En las últimas páginas, de un mayor tono dramático, después de una onomatopéyica explosión y una tormenta, el lector atraviesa el parlanchín ruido de la cháchara vacía, la oscuridad que se vuelve luz para avizorar un árbol, el bosque, el paisaje, una montaña libre que se despliega entre dos páginas y, acto seguido, las texturas, primero en blanco y negro y luego en proliferación de colores. El caos conduce a un develamiento: como declara el protagonista, el espacio es justamente una obsesión.
En la parte final, la reorganización, después del caos creativo. En las últimas páginas se rompen los límites de la convención rectangular de la historieta, las señales de la lección mítica y moral, el sentido último de este trayecto espiritual: los trazos nerviosos, informes pero similares a nubes que tiritan y vibran, se sacuden de los confines de la página: han conquistado el espacio.

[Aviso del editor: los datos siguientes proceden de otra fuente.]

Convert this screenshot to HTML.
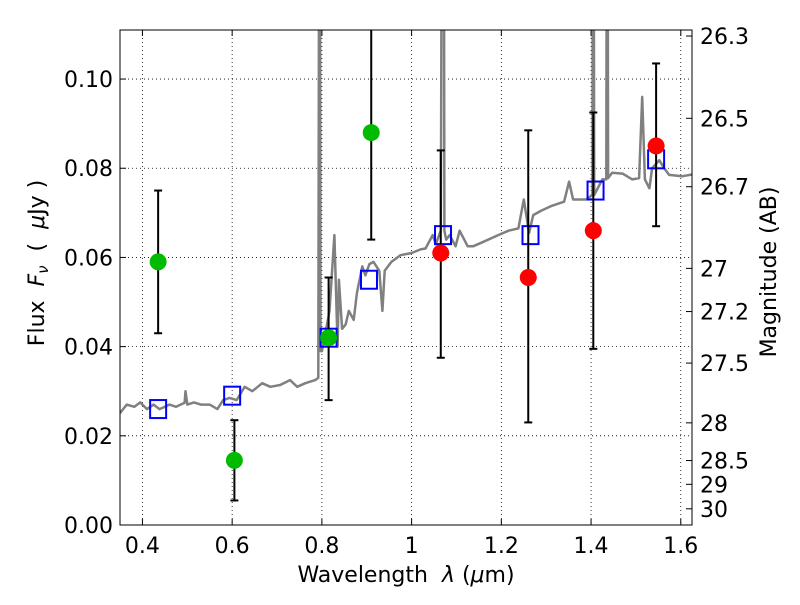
<!DOCTYPE html>
<html><head><meta charset="utf-8"><style>
body{margin:0;background:#fff;}
svg text{font-family:"DejaVu Sans","Liberation Sans",sans-serif;font-size:22px;fill:#000;}
</style></head><body>
<svg id="chart" width="800" height="600" xmlns="http://www.w3.org/2000/svg"></svg>
<script>
const specWave=[0.35,0.365,0.382,0.395,0.41,0.425,0.438,0.45,0.46,0.475,0.494,0.496,0.5,0.515,0.53,0.55,0.567,0.58,0.594,0.61,0.628,0.645,0.667,0.685,0.707,0.729,0.745,0.763,0.785,0.792,0.795,0.797,0.80,0.806,0.817,0.828,0.835,0.838,0.845,0.853,0.86,0.871,0.878,0.89,0.897,0.906,0.915,0.928,0.935,0.94,0.955,0.975,1.0,1.02,1.031,1.047,1.054,1.065,1.069,1.071,1.073,1.077,1.085,1.098,1.107,1.125,1.137,1.16,1.193,1.216,1.238,1.25,1.262,1.271,1.289,1.311,1.34,1.351,1.36,1.389,1.403,1.405,1.407,1.425,1.434,1.436,1.438,1.447,1.47,1.492,1.507,1.514,1.52,1.53,1.536,1.552,1.563,1.574,1.603,1.625];
const specFlux=[0.0251,0.027,0.0265,0.0275,0.026,0.027,0.026,0.0265,0.027,0.0265,0.0274,0.030,0.027,0.0275,0.027,0.027,0.026,0.028,0.0285,0.028,0.031,0.030,0.0318,0.031,0.0314,0.0325,0.031,0.0318,0.0325,0.033,0.2,0.039,0.039,0.042,0.048,0.065,0.040,0.055,0.044,0.045,0.048,0.046,0.052,0.058,0.056,0.0585,0.059,0.057,0.048,0.057,0.059,0.0605,0.061,0.0618,0.062,0.065,0.063,0.066,0.2,0.2,0.066,0.064,0.065,0.0625,0.066,0.0625,0.0625,0.0635,0.065,0.066,0.0665,0.073,0.0655,0.0695,0.0705,0.0715,0.0725,0.077,0.073,0.073,0.074,0.2,0.074,0.0775,0.0775,0.2,0.0778,0.079,0.0788,0.0775,0.0778,0.096,0.0775,0.0755,0.08,0.0818,0.080,0.0785,0.0782,0.0786];
const obsWave=[0.435,0.605,0.815,0.91,1.065,1.26,1.405,1.545];
const obsFlux=[0.059,0.0145,0.042,0.088,0.061,0.0555,0.066,0.085];
const errLow=[0.043,0.0055,0.028,0.064,0.0375,0.023,0.0395,0.067];
const errHigh=[0.075,0.0235,0.0555,0.115,0.084,0.0885,0.0925,0.1035];
const obsColor=['#00bb00','#00bb00','#00bb00','#00bb00','#ff0000','#ff0000','#ff0000','#ff0000'];
const modelWave=[0.435,0.6,0.815,0.905,1.07,1.265,1.41,1.545];
const modelFlux=[0.026,0.029,0.042,0.055,0.065,0.065,0.075,0.082];
const xTicks=[0.4,0.6,0.8,1.0,1.2,1.4,1.6];
const xTickLabels=['0.4','0.6','0.8','1','1.2','1.4','1.6'];
const yTicks=[0,0.02,0.04,0.06,0.08,0.10];
const yTickLabels=['0.00','0.02','0.04','0.06','0.08','0.10'];
const magTicks=[26.3,26.5,26.7,27,27.2,27.5,28,28.5,29,30];

const L=120,R=692,T=30,B=525,x0=0.35,x1=1.625,y0=0,y1=0.111;
const X=v=>L+(v-x0)/(x1-x0)*(R-L);
const Y=v=>B-(v-y0)/(y1-y0)*(B-T);
const svg=document.getElementById('chart');
const NS='http://www.w3.org/2000/svg';
function mk(tag,attrs,parent){const e=document.createElementNS(NS,tag);for(const k in attrs)e.setAttribute(k,attrs[k]);(parent||svg).appendChild(e);return e;}

const clip=mk('clipPath',{id:'pc'});mk('rect',{x:L,y:T,width:R-L,height:B-T},clip);
xTicks.forEach((t,i)=>{
  const g=mk('line',{x1:X(t),x2:X(t),y1:T,y2:B,stroke:'#000','stroke-dasharray':'1,3','stroke-width':0.8});
  
  
  mk('line',{x1:X(t),x2:X(t),y1:B,y2:B-6,stroke:'#000'});
  mk('line',{x1:X(t),x2:X(t),y1:T,y2:T+6,stroke:'#000'});
  const tx=mk('text',{x:X(t),y:B+28,'text-anchor':'middle'});tx.textContent=xTickLabels[i];
  
  
});
yTicks.forEach((t,i)=>{
  const g=mk('line',{x1:L,x2:R,y1:Y(t),y2:Y(t),stroke:'#000','stroke-dasharray':'1,3','stroke-width':0.8});
  
  
  mk('line',{x1:L,x2:L+6,y1:Y(t),y2:Y(t),stroke:'#000'});
  const tx=mk('text',{x:L-7,y:Y(t)+8,'text-anchor':'end'});tx.textContent=yTickLabels[i];
  
  
});
magTicks.forEach(m=>{
  const f=Math.pow(10,(23.9-m)/2.5);const y=Y(f);
  mk('line',{x1:R,x2:R-6,y1:y,y2:y,stroke:'#000'});
  const tx=mk('text',{x:R+8,y:y+8});tx.textContent=String(m);
  
  
});
const g=mk('g',{'clip-path':'url(#pc)'});
let d=specWave.map((w,i)=>(i?'L':'M')+X(w).toFixed(1)+','+Y(specFlux[i]).toFixed(1)).join(' ');
const sp=mk('path',{d:d,fill:'none',stroke:'#808080','stroke-width':2.5,'stroke-linejoin':'round'},g);


modelWave.forEach((w,i)=>{
  const r=mk('rect',{x:X(w)-8,y:Y(modelFlux[i])-9,width:16,height:18,fill:'none',stroke:'#0000ff','stroke-width':2},g);
  
  
});
obsWave.forEach((w,i)=>{
  const x=X(w);
  const e=mk('line',{x1:x,x2:x,y1:Y(errLow[i]),y2:Y(errHigh[i]),stroke:'#000','stroke-width':2},g);
  
  
  [errLow[i],errHigh[i]].forEach(v=>mk('line',{x1:x-4,x2:x+4,y1:Y(v),y2:Y(v),stroke:'#000','stroke-width':2},g));
  const c=mk('circle',{cx:x,cy:Y(obsFlux[i]),r:8.5,fill:obsColor[i]},g);
  
  
});
const fr=mk('rect',{x:L,y:T,width:R-L,height:B-T,fill:'none',stroke:'#000','stroke-width':1});


</script>
<svg style="position:absolute;left:0;top:0" width="800" height="600" xmlns="http://www.w3.org/2000/svg">
<text x="406" y="582" text-anchor="middle" xml:space="preserve">Wavelength  <tspan font-style="italic">λ</tspan> (<tspan font-style="italic">μ</tspan>m)</text>
<text transform="translate(44,263) rotate(-90)" text-anchor="middle" xml:space="preserve">Flux  <tspan font-style="italic">F</tspan><tspan font-style="italic" font-size="15" dy="4">ν</tspan><tspan dy="-4">  (  </tspan><tspan font-style="italic">μ</tspan>Jy )</text>
<text transform="translate(776,272) rotate(-90)" text-anchor="middle">Magnitude (AB)</text>
</svg>
</body></html>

El epílogo es una declaración de libertad.
De este modo, Pensar el espacio… es una disertación visual consciente de sí misma, seria y divertida a la vez; la autora, al atreverse a contar su propio cuento, concluye en un acto liberador que nos invita a reflexionar sobre las convenciones que atrapan y delimitan el espacio, nuestro espacio vivido, vale decir, las formas en que interpretamos y estamos en el mundo.
Pensar el espacio. Reflejos, superficies y colores, de Chiara Carrer. Petra Ediciones, Guadalajara, 2018.